Neurodivergent Small Talk

Some people start conversations with the weather.
We start with:
“Did you know octopuses have three hearts and blue blood?”

It’s not that we can’t do “normal” small talk, it’s that our brains get excited about the things we love, the things we’ve just learned, or the things that fascinate us for no logical reason. And before we know it, we’re halfway through a full mini-lecture on the evolutionary purpose of an octopus’s copper-based blood and bioluminescent camouflage.

Why We Do It

For many neurodivergent people, this isn’t random. It’s how we connect.
Small talk can feel surface-level, like tapping on glass instead of opening the door. But sharing a passion, even if it’s “niche” or unexpected, feels like inviting someone into our world.

We’re not just talking about octopuses. We’re saying:

  • “This is something I find fascinating.”
  • “I want to share this spark with you.”
  • “I hope you’ll share something about your world too.”

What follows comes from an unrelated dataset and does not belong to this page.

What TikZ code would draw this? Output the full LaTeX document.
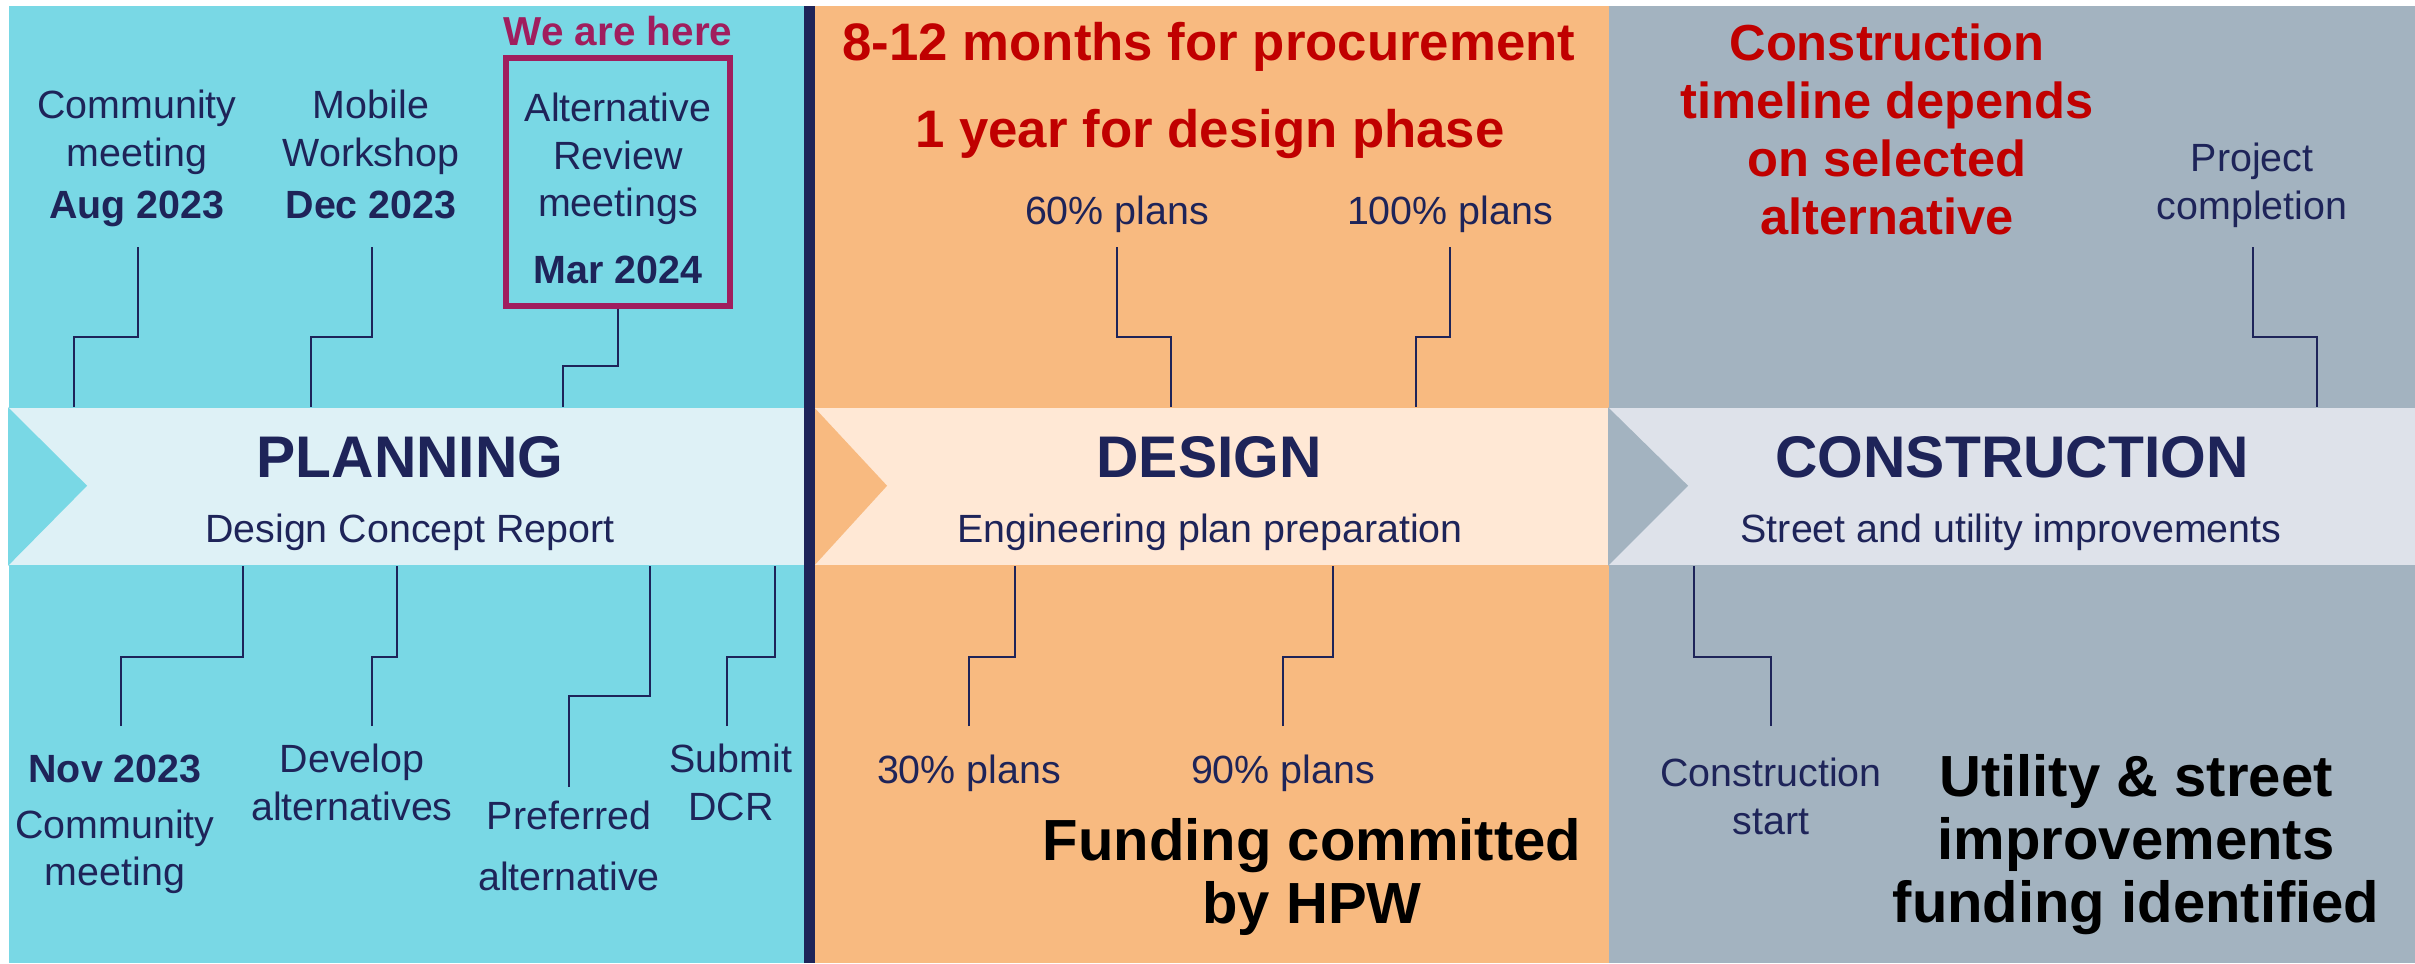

It’s a form of intimacy – one that doesn’t require eye contact, scripted questions, or pretending to be fascinated by the weather forecast.

The Misunderstanding

Sometimes, neurodivergent small talk gets mislabeled as “oversharing” or “monologuing.” And sure, we can lose track of time when we’re in our element. But for us, a conversation filled with real curiosity and shared information is more comfortable than a series of polite, empty phrases.

We thrive when conversations go deep, fast. Not because we’re trying to dominate the space but because our brains are wired to seek meaning, not filler.

How to Meet Us There

If someone in your life tends to launch into a passionate TED Talk in response to “How’s it going?”, here’s how to keep the connection alive:

  • Ask a follow-up question, even if you’re not familiar with the topic.
  • Share something you find fascinating, even if it feels random.
  • Don’t be afraid to let the conversation wander. That’s where the good stuff happens.

You’re Not Alone

If you’ve ever walked away from a party realizing you spent an hour talking about the history of paperclips, the behavior of crows, or why the moon looks bigger near the horizon – you’re in good company here.

We see you, passionate conversationalists, fact-sharers, and accidental educators. Your way of connecting is valid, joyful, and deeply human.